The four temperaments are: First, we have cholerics who are characterized by dominance. Only 3% of our population is choleric. Some point to the ApostlePaul as having this temperament. Their emphasis is on shaping the environment by overcoming opposition to accomplish results. The greatest fear is having someone take advantage of them. Then we have sanguines who are characterized by influence. They make up 11% of the population. Some point to the Apostle Peter as a sanguine. Their emphasis is on shaping the environment by influencing or persuading others. The greatest fear is being rejected. Thirdly we have melancholies who are characterized by conscientiousness. They make up 17% of our population. Some point to the Old Testament prophet and leader Moses as a melancholy. Their emphasis is on working conscientiously within existing circumstances to ensure quality and accuracy. The greatest fear is being told they did something wrong.

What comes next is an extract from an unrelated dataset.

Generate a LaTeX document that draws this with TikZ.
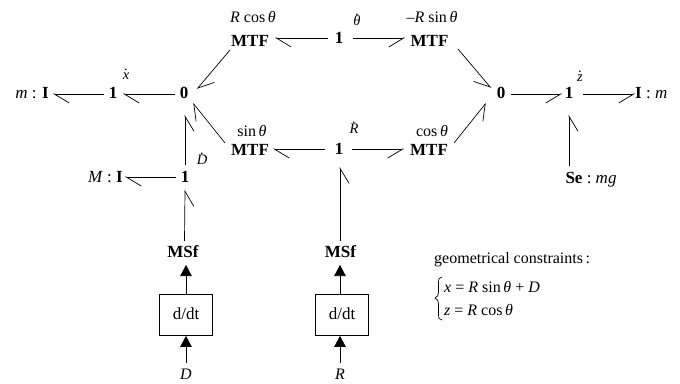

Lastly, we have phlegmatics who are characterized by steadiness. They make up 69% of our population. Some point to Father Abraham, from the Old Testament, as a phlegmatic. Their emphasis is on cooperating with others to carry out the task. Their greatest fear is the loss of a relationship. Most people’s temperaments are made up of one of two of these temperaments. For instance, I am equally choleric and sanguine.
Here are some take-away points: First, every one of us is born with a temperament makeup. Second, all of our temperaments have both strengths and weaknesses. And thirdly, through salvation in Christ, we are all offered the Spirit, who, when we surrender to His work in our lives, gives us the power to overcome our weaknesses and live under our strengths (Rom 12:1-2; Gal 2:20; Gal 5:22-23). Knowing our temperaments assists us in loving God and others. It impacts every aspect of our life. Again, in this sense, to study temperaments is actually deep theology. Soli Doe Gloria (Glory to God Alone).